→ Your objective: Copy all of the material exactly. Pictures are not to appear in the copy.

→ Information shown:

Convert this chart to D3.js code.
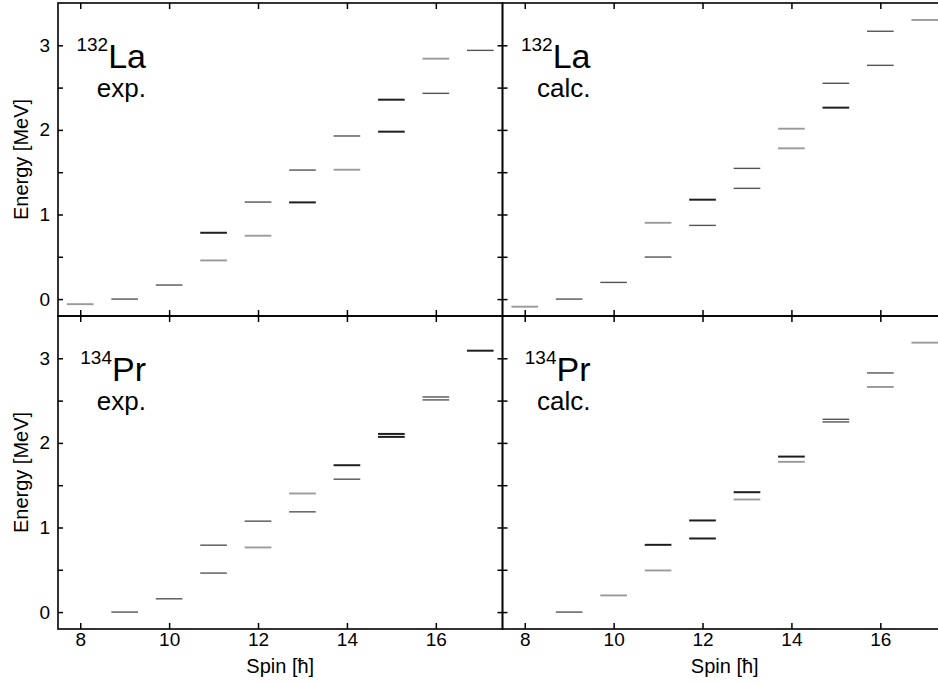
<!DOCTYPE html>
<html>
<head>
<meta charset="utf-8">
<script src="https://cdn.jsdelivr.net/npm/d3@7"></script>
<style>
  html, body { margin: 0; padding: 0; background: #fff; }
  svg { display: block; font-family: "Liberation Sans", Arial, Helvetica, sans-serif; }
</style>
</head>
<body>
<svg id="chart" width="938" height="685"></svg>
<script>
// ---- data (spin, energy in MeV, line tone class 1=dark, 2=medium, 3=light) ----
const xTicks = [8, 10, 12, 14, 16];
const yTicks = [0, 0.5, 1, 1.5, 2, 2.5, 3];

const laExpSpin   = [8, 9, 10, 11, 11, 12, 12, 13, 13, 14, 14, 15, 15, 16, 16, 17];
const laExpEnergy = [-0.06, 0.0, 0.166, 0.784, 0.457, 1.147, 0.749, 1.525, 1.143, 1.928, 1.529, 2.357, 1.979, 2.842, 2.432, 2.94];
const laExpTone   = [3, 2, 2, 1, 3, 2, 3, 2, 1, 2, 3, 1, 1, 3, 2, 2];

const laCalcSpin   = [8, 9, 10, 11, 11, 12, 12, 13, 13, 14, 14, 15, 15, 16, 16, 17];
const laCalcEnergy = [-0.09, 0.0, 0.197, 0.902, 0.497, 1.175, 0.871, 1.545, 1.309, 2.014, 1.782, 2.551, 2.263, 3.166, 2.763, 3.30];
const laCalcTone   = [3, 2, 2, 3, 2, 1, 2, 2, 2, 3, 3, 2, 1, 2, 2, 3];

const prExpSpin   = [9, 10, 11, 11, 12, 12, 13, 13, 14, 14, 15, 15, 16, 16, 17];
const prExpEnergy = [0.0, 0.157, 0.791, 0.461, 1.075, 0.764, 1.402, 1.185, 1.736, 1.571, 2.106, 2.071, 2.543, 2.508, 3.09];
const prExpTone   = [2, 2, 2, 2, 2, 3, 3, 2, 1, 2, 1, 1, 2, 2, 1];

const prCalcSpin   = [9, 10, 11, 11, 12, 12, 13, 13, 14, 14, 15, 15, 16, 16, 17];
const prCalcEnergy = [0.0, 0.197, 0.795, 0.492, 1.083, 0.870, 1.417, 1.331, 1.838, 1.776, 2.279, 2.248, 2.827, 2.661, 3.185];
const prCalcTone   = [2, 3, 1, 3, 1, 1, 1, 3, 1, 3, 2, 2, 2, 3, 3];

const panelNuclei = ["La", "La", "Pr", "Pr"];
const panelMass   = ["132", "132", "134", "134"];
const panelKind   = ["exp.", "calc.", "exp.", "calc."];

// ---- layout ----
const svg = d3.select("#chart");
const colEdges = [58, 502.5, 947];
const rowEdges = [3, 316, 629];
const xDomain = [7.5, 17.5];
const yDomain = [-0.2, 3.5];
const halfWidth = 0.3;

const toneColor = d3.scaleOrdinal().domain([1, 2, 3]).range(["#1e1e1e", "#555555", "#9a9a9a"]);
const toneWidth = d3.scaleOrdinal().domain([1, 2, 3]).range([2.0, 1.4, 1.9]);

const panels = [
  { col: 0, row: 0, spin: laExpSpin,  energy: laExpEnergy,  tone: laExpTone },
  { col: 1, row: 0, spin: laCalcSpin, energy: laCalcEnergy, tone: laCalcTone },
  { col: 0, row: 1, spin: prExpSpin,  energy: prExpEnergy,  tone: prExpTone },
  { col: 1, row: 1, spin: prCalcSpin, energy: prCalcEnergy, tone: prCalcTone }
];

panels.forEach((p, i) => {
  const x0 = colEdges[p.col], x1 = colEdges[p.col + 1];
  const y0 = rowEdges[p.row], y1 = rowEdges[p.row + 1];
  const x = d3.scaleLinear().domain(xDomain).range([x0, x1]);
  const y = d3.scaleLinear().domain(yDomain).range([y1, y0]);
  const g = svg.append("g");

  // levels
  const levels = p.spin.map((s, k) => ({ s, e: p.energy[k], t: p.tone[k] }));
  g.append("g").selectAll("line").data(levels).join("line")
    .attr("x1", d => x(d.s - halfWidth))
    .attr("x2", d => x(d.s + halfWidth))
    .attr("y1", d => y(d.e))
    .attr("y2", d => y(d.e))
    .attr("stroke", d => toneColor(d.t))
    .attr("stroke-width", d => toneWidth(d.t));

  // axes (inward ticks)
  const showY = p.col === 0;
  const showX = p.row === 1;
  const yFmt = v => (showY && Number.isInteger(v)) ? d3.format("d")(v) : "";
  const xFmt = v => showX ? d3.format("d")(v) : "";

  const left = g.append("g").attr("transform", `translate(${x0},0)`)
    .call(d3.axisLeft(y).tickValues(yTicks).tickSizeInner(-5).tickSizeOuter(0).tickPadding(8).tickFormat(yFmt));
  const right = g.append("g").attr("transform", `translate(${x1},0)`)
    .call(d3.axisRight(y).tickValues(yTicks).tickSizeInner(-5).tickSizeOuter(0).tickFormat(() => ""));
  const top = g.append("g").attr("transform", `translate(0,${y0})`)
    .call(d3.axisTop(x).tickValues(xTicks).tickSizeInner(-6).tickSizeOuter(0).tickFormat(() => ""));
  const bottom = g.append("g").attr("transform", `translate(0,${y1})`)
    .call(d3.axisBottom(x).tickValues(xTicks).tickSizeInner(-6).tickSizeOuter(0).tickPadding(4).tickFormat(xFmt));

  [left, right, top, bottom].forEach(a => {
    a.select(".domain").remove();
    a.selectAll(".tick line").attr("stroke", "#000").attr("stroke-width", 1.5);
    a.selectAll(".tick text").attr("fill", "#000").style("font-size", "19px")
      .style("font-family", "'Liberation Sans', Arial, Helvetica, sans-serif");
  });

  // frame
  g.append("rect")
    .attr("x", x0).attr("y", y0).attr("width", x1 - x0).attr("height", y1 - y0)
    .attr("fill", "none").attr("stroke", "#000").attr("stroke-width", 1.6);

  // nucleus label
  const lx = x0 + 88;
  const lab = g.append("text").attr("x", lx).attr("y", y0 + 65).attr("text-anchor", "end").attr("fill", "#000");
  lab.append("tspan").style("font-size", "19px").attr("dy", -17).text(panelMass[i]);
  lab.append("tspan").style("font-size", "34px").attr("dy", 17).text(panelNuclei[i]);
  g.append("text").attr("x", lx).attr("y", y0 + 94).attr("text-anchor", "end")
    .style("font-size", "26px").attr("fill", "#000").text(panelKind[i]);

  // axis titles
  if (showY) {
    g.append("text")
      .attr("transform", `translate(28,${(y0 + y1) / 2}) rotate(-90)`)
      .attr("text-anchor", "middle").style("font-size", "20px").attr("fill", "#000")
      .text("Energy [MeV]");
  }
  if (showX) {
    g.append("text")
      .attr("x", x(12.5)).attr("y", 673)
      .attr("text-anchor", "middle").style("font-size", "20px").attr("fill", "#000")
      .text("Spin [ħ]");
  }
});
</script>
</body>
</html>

→ Exercise output:
Convert this chart to D3.js code.
<!DOCTYPE html>
<html>
<head>
<meta charset="utf-8">
<script src="https://cdn.jsdelivr.net/npm/d3@7"></script>
<style>
  html, body { margin: 0; padding: 0; background: #fff; }
  svg { display: block; font-family: "Liberation Sans", Arial, Helvetica, sans-serif; }
</style>
</head>
<body>
<svg id="chart" width="938" height="685"></svg>
<script>
// ---- data (spin, energy in MeV, line tone class 1=dark, 2=medium, 3=light) ----
const xTicks = [8, 10, 12, 14, 16];
const yTicks = [0, 0.5, 1, 1.5, 2, 2.5, 3];

const laExpSpin   = [8, 9, 10, 11, 11, 12, 12, 13, 13, 14, 14, 15, 15, 16, 16, 17];
const laExpEnergy = [-0.06, 0.0, 0.166, 0.784, 0.457, 1.147, 0.749, 1.525, 1.143, 1.928, 1.529, 2.357, 1.979, 2.842, 2.432, 2.94];
const laExpTone   = [3, 2, 2, 1, 3, 2, 3, 2, 1, 2, 3, 1, 1, 3, 2, 2];

const laCalcSpin   = [8, 9, 10, 11, 11, 12, 12, 13, 13, 14, 14, 15, 15, 16, 16, 17];
const laCalcEnergy = [-0.09, 0.0, 0.197, 0.902, 0.497, 1.175, 0.871, 1.545, 1.309, 2.014, 1.782, 2.551, 2.263, 3.166, 2.763, 3.30];
const laCalcTone   = [3, 2, 2, 3, 2, 1, 2, 2, 2, 3, 3, 2, 1, 2, 2, 3];

const prExpSpin   = [9, 10, 11, 11, 12, 12, 13, 13, 14, 14, 15, 15, 16, 16, 17];
const prExpEnergy = [0.0, 0.157, 0.791, 0.461, 1.075, 0.764, 1.402, 1.185, 1.736, 1.571, 2.106, 2.071, 2.543, 2.508, 3.09];
const prExpTone   = [2, 2, 2, 2, 2, 3, 3, 2, 1, 2, 1, 1, 2, 2, 1];

const prCalcSpin   = [9, 10, 11, 11, 12, 12, 13, 13, 14, 14, 15, 15, 16, 16, 17];
const prCalcEnergy = [0.0, 0.197, 0.795, 0.492, 1.083, 0.870, 1.417, 1.331, 1.838, 1.776, 2.279, 2.248, 2.827, 2.661, 3.185];
const prCalcTone   = [2, 3, 1, 3, 1, 1, 1, 3, 1, 3, 2, 2, 2, 3, 3];

const panelNuclei = ["La", "La", "Pr", "Pr"];
const panelMass   = ["132", "132", "134", "134"];
const panelKind   = ["exp.", "calc.", "exp.", "calc."];

// ---- layout ----
const svg = d3.select("#chart");
const colEdges = [58, 502.5, 947];
const rowEdges = [3, 316, 629];
const xDomain = [7.5, 17.5];
const yDomain = [-0.2, 3.5];
const halfWidth = 0.3;

const toneColor = d3.scaleOrdinal().domain([1, 2, 3]).range(["#1e1e1e", "#555555", "#9a9a9a"]);
const toneWidth = d3.scaleOrdinal().domain([1, 2, 3]).range([2.0, 1.4, 1.9]);

const panels = [
  { col: 0, row: 0, spin: laExpSpin,  energy: laExpEnergy,  tone: laExpTone },
  { col: 1, row: 0, spin: laCalcSpin, energy: laCalcEnergy, tone: laCalcTone },
  { col: 0, row: 1, spin: prExpSpin,  energy: prExpEnergy,  tone: prExpTone },
  { col: 1, row: 1, spin: prCalcSpin, energy: prCalcEnergy, tone: prCalcTone }
];

panels.forEach((p, i) => {
  const x0 = colEdges[p.col], x1 = colEdges[p.col + 1];
  const y0 = rowEdges[p.row], y1 = rowEdges[p.row + 1];
  const x = d3.scaleLinear().domain(xDomain).range([x0, x1]);
  const y = d3.scaleLinear().domain(yDomain).range([y1, y0]);
  const g = svg.append("g");

  // levels
  const levels = p.spin.map((s, k) => ({ s, e: p.energy[k], t: p.tone[k] }));
  g.append("g").selectAll("line").data(levels).join("line")
    .attr("x1", d => x(d.s - halfWidth))
    .attr("x2", d => x(d.s + halfWidth))
    .attr("y1", d => y(d.e))
    .attr("y2", d => y(d.e))
    .attr("stroke", d => toneColor(d.t))
    .attr("stroke-width", d => toneWidth(d.t));

  // axes (inward ticks)
  const showY = p.col === 0;
  const showX = p.row === 1;
  const yFmt = v => (showY && Number.isInteger(v)) ? d3.format("d")(v) : "";
  const xFmt = v => showX ? d3.format("d")(v) : "";

  const left = g.append("g").attr("transform", `translate(${x0},0)`)
    .call(d3.axisLeft(y).tickValues(yTicks).tickSizeInner(-5).tickSizeOuter(0).tickPadding(8).tickFormat(yFmt));
  const right = g.append("g").attr("transform", `translate(${x1},0)`)
    .call(d3.axisRight(y).tickValues(yTicks).tickSizeInner(-5).tickSizeOuter(0).tickFormat(() => ""));
  const top = g.append("g").attr("transform", `translate(0,${y0})`)
    .call(d3.axisTop(x).tickValues(xTicks).tickSizeInner(-6).tickSizeOuter(0).tickFormat(() => ""));
  const bottom = g.append("g").attr("transform", `translate(0,${y1})`)
    .call(d3.axisBottom(x).tickValues(xTicks).tickSizeInner(-6).tickSizeOuter(0).tickPadding(4).tickFormat(xFmt));

  [left, right, top, bottom].forEach(a => {
    a.select(".domain").remove();
    a.selectAll(".tick line").attr("stroke", "#000").attr("stroke-width", 1.5);
    a.selectAll(".tick text").attr("fill", "#000").style("font-size", "19px")
      .style("font-family", "'Liberation Sans', Arial, Helvetica, sans-serif");
  });

  // frame
  g.append("rect")
    .attr("x", x0).attr("y", y0).attr("width", x1 - x0).attr("height", y1 - y0)
    .attr("fill", "none").attr("stroke", "#000").attr("stroke-width", 1.6);

  // nucleus label
  const lx = x0 + 88;
  const lab = g.append("text").attr("x", lx).attr("y", y0 + 65).attr("text-anchor", "end").attr("fill", "#000");
  lab.append("tspan").style("font-size", "19px").attr("dy", -17).text(panelMass[i]);
  lab.append("tspan").style("font-size", "34px").attr("dy", 17).text(panelNuclei[i]);
  g.append("text").attr("x", lx).attr("y", y0 + 94).attr("text-anchor", "end")
    .style("font-size", "26px").attr("fill", "#000").text(panelKind[i]);

  // axis titles
  if (showY) {
    g.append("text")
      .attr("transform", `translate(28,${(y0 + y1) / 2}) rotate(-90)`)
      .attr("text-anchor", "middle").style("font-size", "20px").attr("fill", "#000")
      .text("Energy [MeV]");
  }
  if (showX) {
    g.append("text")
      .attr("x", x(12.5)).attr("y", 673)
      .attr("text-anchor", "middle").style("font-size", "20px").attr("fill", "#000")
      .text("Spin [ħ]");
  }
});
</script>
</body>
</html>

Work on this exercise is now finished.